### PROBLEM DESCRIPTION
Some lines in the records below may hold the word "diagram"; give the number of those lines and nothing else.

### DATA ROWS
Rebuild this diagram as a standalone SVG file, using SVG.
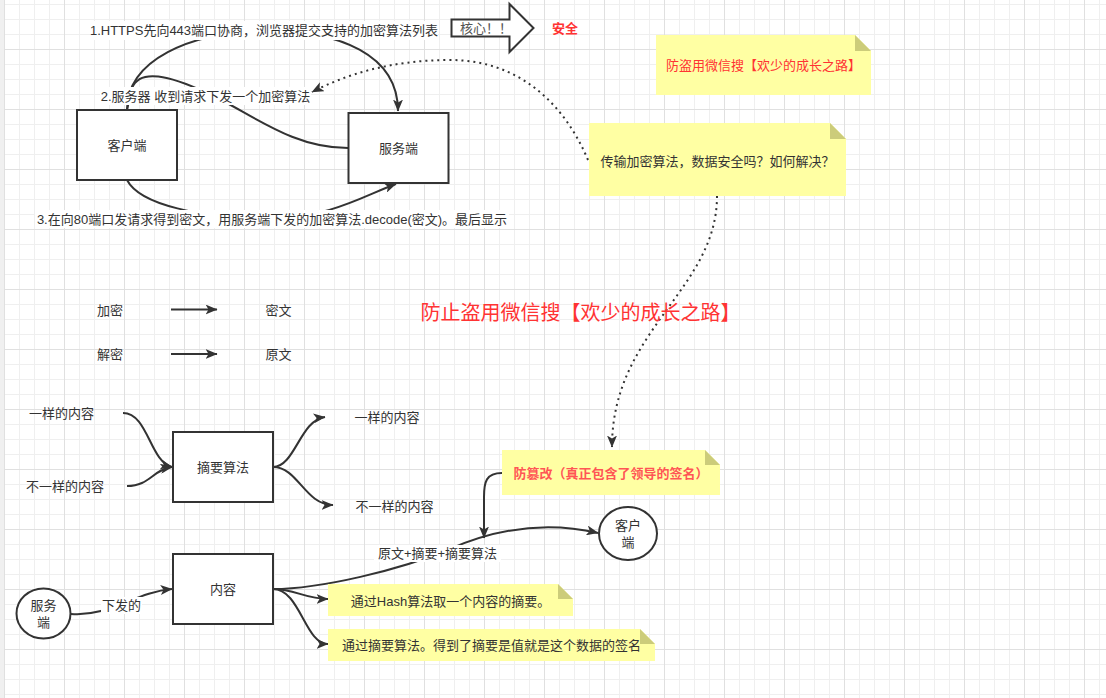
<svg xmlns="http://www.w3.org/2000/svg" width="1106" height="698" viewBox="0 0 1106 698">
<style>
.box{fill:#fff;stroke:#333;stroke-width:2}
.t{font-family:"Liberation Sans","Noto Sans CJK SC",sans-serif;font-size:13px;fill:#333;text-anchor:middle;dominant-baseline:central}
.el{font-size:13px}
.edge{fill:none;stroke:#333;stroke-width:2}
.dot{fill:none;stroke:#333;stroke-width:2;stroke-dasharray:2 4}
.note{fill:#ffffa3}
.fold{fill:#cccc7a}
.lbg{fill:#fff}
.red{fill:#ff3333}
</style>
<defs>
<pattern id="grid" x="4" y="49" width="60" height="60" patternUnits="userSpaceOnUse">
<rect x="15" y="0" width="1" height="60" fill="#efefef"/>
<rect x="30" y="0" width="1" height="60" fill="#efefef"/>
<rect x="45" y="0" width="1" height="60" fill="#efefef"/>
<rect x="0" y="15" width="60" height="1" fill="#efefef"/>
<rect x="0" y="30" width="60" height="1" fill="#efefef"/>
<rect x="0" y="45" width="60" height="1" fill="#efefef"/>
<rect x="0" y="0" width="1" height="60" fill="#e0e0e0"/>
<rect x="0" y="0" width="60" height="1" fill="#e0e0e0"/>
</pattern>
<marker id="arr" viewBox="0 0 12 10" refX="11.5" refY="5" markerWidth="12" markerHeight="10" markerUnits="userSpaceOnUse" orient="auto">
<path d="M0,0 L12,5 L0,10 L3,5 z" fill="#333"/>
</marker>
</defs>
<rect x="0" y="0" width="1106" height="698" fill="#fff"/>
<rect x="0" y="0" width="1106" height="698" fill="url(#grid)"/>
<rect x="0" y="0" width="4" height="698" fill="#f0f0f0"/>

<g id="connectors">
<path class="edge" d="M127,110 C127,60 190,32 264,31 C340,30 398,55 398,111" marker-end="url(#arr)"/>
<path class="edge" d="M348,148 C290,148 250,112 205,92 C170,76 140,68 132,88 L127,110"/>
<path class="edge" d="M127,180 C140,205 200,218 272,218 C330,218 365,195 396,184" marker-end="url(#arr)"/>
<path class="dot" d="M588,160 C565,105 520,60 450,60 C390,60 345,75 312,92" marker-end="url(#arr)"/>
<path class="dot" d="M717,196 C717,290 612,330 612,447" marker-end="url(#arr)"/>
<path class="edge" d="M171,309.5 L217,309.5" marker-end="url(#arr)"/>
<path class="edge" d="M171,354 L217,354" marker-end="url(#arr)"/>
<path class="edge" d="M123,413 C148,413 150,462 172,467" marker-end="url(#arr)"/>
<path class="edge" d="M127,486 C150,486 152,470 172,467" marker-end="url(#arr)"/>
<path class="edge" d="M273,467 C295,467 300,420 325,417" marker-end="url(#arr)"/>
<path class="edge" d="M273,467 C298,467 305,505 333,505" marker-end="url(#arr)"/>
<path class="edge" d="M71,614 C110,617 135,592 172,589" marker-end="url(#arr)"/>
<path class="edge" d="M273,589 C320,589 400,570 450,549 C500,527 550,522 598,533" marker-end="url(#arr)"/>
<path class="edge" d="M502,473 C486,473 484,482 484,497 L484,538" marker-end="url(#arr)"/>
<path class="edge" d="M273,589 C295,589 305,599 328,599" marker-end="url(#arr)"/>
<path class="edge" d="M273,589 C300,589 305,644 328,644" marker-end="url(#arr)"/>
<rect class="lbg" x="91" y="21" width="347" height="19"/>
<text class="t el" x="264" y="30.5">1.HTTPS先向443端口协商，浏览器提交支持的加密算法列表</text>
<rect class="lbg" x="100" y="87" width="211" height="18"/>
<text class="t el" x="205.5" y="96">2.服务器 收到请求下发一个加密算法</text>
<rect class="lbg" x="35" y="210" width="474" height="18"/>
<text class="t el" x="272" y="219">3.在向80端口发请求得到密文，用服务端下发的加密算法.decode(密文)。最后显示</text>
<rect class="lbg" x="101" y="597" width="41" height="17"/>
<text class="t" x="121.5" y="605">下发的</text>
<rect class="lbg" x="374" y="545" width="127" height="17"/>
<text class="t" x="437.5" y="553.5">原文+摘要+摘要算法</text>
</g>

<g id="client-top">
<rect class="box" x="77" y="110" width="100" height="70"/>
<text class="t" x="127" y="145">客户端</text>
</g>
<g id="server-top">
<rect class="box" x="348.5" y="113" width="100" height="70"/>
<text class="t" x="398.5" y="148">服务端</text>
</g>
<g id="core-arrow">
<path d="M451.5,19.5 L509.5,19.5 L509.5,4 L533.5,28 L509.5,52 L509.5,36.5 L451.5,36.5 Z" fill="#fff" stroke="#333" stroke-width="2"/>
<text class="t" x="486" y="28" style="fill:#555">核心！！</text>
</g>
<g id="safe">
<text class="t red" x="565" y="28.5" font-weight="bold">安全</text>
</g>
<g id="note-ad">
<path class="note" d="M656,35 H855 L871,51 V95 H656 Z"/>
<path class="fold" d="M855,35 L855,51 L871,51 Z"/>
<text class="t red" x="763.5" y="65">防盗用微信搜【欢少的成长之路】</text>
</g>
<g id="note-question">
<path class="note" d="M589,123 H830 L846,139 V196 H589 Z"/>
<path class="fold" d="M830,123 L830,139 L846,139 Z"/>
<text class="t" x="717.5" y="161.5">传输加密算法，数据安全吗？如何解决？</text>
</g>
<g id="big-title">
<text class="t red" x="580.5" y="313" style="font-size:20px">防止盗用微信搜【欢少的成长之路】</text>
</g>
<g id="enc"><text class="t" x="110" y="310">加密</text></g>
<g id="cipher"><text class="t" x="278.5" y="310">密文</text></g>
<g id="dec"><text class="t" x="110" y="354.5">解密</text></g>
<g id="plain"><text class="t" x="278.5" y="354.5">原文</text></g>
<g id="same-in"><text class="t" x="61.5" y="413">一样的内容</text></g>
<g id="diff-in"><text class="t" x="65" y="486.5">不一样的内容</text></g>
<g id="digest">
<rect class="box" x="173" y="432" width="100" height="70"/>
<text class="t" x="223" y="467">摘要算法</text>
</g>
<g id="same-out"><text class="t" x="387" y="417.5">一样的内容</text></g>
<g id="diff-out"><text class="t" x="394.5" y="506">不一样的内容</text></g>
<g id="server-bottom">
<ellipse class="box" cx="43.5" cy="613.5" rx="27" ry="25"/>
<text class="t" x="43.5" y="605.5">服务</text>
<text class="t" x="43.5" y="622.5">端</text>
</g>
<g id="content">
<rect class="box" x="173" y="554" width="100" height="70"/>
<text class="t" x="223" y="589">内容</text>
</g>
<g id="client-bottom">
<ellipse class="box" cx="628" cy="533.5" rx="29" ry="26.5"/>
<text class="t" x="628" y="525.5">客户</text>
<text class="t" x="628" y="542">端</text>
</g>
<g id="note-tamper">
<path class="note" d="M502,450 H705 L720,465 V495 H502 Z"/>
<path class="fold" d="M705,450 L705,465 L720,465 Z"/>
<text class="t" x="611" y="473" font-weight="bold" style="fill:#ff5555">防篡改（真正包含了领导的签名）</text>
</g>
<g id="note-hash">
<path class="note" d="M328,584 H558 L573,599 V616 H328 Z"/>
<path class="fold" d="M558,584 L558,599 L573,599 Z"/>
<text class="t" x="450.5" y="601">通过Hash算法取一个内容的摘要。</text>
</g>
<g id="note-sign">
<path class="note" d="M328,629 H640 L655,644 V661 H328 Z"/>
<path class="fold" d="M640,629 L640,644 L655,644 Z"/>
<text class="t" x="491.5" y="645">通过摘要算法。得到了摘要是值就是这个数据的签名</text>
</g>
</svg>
* * *
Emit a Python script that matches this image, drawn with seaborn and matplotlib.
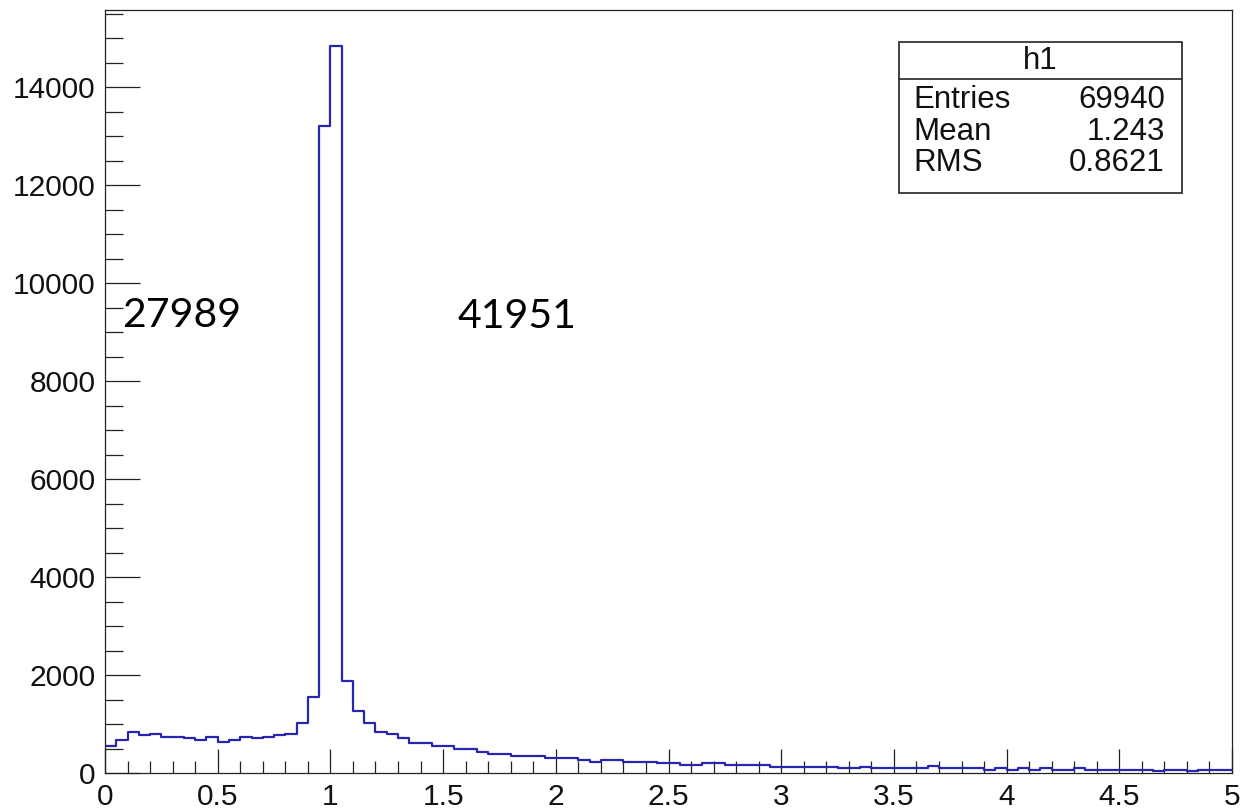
...
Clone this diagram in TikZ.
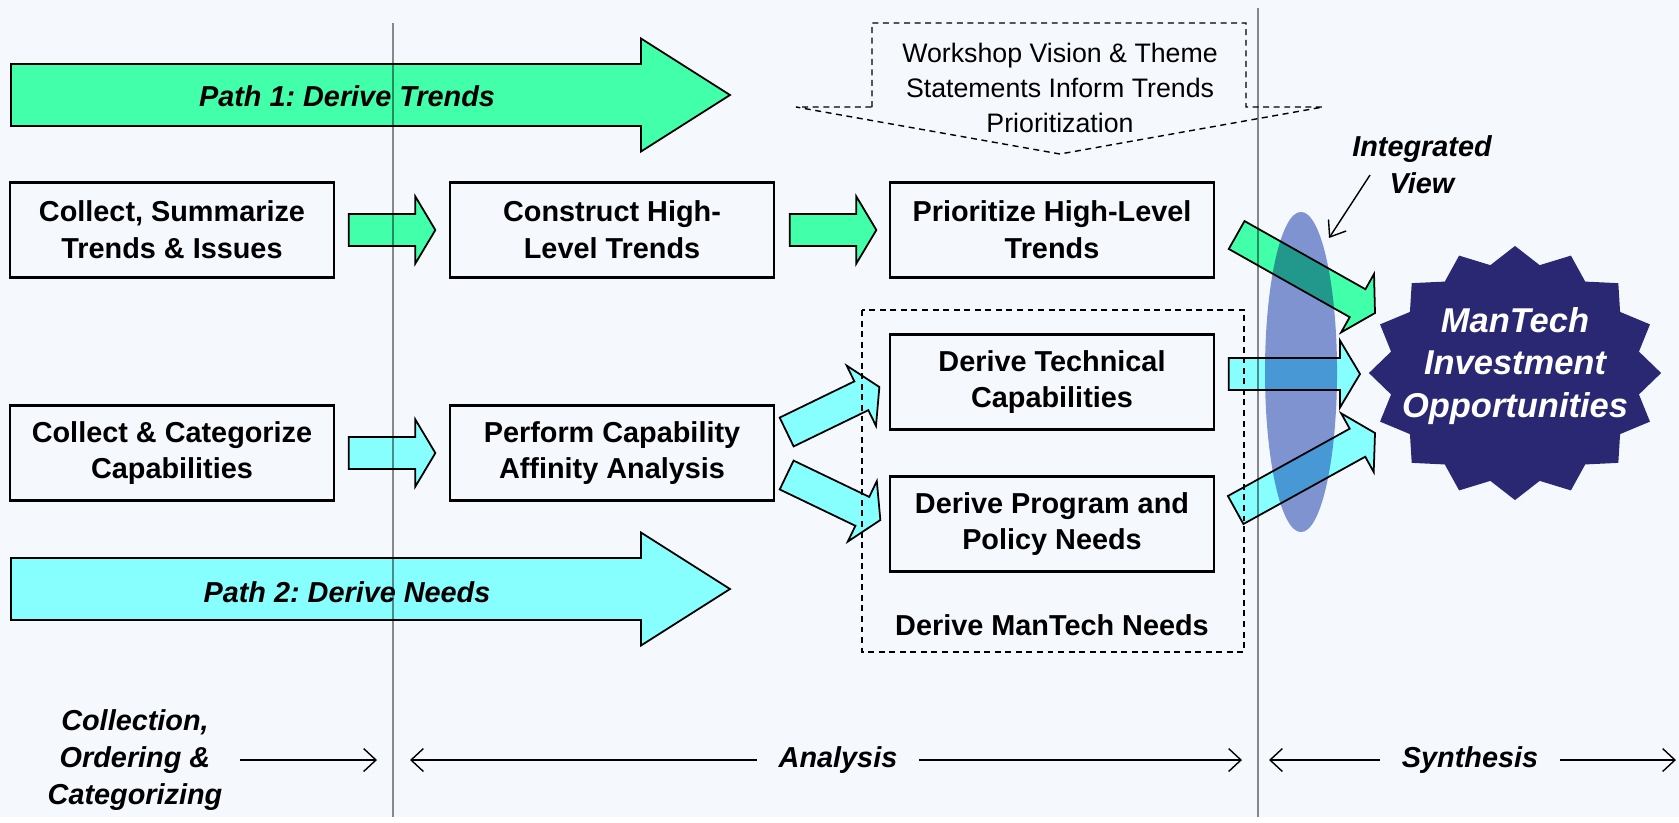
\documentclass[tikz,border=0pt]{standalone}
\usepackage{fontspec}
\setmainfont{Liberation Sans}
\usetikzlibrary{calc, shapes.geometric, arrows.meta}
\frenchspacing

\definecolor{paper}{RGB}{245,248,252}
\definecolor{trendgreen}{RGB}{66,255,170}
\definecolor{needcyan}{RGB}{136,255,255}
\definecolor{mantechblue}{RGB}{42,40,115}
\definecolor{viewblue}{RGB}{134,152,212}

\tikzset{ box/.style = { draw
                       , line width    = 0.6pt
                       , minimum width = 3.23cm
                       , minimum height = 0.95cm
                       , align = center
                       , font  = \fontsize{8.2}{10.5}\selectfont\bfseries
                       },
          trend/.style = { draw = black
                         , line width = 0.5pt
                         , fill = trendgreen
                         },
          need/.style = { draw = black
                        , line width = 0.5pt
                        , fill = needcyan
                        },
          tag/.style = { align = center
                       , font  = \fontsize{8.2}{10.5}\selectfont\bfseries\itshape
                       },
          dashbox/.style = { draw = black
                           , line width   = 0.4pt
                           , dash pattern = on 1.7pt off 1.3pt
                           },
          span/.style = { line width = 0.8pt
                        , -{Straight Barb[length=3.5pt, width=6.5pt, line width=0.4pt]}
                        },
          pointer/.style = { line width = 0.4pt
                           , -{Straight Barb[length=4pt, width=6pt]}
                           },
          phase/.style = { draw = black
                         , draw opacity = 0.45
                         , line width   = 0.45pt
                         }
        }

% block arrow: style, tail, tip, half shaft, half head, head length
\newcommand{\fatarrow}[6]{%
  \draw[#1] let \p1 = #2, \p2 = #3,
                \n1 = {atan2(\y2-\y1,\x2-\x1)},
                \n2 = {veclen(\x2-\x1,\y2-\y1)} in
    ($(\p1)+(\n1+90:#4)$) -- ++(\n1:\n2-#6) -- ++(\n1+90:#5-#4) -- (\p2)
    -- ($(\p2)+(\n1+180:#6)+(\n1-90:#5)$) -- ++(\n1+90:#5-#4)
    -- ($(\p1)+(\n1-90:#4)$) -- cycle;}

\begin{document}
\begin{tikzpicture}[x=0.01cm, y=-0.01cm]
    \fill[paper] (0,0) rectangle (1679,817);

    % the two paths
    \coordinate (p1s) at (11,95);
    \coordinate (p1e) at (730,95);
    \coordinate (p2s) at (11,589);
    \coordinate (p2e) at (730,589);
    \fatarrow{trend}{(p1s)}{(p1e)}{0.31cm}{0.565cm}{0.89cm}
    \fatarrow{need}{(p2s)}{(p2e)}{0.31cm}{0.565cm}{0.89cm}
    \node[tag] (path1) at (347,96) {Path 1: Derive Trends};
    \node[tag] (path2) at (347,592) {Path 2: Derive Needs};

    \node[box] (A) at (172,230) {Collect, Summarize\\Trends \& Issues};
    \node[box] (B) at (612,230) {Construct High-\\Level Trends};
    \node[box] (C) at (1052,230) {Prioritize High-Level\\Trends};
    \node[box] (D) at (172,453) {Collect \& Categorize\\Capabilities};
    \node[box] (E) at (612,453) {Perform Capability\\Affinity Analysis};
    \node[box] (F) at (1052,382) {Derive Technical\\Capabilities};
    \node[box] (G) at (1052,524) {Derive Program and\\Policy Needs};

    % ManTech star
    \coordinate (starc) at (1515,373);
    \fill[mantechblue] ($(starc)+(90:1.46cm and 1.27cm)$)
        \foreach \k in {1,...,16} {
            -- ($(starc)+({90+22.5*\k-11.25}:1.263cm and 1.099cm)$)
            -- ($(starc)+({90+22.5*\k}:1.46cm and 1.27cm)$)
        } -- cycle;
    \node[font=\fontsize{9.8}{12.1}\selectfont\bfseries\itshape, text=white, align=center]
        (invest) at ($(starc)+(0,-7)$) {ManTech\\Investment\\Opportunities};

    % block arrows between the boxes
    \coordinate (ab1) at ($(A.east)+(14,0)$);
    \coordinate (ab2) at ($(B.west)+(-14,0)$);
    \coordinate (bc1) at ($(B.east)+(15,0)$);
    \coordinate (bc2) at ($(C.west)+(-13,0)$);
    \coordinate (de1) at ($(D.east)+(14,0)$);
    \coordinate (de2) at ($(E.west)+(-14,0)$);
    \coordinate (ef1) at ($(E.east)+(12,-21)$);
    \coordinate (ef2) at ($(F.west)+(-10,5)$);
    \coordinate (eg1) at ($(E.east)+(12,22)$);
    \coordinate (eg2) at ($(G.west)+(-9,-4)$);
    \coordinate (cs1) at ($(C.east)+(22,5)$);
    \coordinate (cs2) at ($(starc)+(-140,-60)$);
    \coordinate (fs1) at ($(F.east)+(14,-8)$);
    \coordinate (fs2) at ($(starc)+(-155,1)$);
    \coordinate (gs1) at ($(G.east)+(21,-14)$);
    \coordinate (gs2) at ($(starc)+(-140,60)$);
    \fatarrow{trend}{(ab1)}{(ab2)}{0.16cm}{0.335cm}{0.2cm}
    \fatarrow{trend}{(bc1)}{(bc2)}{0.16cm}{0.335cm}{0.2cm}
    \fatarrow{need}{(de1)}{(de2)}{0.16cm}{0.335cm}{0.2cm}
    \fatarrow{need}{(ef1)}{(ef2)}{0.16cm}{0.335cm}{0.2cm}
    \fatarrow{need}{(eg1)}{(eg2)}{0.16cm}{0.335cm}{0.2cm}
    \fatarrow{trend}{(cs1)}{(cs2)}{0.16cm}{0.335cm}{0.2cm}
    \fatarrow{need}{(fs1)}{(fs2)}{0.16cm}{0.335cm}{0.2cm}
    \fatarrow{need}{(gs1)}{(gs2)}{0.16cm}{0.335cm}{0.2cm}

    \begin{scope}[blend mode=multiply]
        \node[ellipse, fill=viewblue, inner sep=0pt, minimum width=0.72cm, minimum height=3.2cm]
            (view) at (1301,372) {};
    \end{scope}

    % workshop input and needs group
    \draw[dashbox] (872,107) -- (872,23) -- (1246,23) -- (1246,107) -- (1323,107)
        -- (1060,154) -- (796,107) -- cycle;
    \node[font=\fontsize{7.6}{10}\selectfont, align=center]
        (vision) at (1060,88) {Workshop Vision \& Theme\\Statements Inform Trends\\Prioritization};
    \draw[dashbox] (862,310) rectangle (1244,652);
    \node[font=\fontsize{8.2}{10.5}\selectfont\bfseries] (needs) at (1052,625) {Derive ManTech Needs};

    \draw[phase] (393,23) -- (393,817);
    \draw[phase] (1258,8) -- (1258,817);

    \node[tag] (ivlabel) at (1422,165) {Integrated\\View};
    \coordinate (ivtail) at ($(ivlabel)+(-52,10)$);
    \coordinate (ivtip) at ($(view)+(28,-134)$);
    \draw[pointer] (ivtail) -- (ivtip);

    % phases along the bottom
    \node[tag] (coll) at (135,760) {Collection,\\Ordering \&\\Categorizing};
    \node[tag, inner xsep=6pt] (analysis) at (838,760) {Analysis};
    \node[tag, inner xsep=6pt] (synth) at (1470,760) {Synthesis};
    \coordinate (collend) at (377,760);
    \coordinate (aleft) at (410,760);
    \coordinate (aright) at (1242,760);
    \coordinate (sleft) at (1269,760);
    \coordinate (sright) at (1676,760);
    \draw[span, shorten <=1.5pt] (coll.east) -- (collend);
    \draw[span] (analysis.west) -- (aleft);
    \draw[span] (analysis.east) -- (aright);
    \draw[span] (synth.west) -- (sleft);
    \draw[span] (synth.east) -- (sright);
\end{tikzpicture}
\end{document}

### SOLVED PROBLEM
2